Your mileage will no doubt vary. Mine does. I look forward to hearing the board's take on the assumptions I used. I also look forward to the board's members downloading the spreadsheet, inputting their own assumption, and posting the results for the rest of us. That way we'll be sharing the work and the benefits of that work.
I'm also looking forward to hearing about the logic or calculation mistakes I made. I'm sure I made some. I always do.
On another note...
In each of the above examples, the major factor holding sales down is the deceleration rate, which reduces sales growth each quarter. For example, by the sixth year, a 10% deceleration rate reduces quarter-over-quarter growth from 40% to 13%, still not shabby but much lower.

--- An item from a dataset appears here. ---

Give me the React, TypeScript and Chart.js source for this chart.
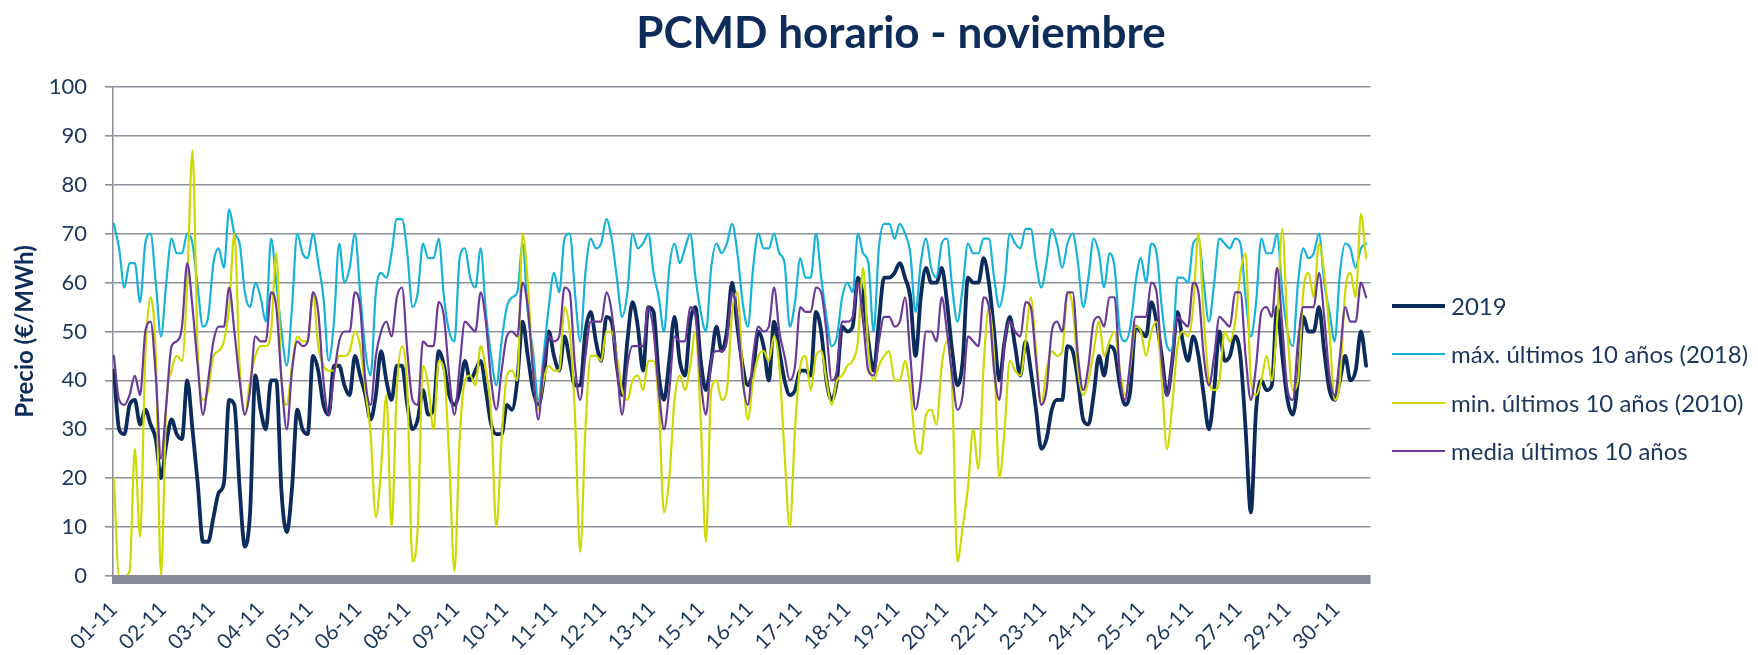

This usually happens in super-high growth situations early on. But "early on" can be six years later instead of one quarter later. So what happens if we let sales grow at a higher rate for the whole six years? What if sales keep growing at 100% annually for six years? What if sales growth accelerates over time as new geographic areas are brought into the available market? I'm working on those scenarios now. They require some different logical assumptions in the spreadsheet. For example, the number of outstanding shares will have to be increased each quarter to take account of Tesla's need for massive amounts of capital to expand production and to take account of employee stock option grants and exercises if the company is successful. I should have it done in a day or two and I will send it in for publication then.
Disclosure: I have no positions in any stocks mentioned, and no plans to initiate any positions within the next 72 hours. I wrote this article myself, and it expresses my own opinions. I am not receiving compensation for it (other than from Seeking Alpha). I have no business relationship with any company whose stock is mentioned in this article.
Disclaimer: At this time I do not have any actionable view on Tesla's stock. I am still engaged in a rather long process of research and analysis to try to arrive at one.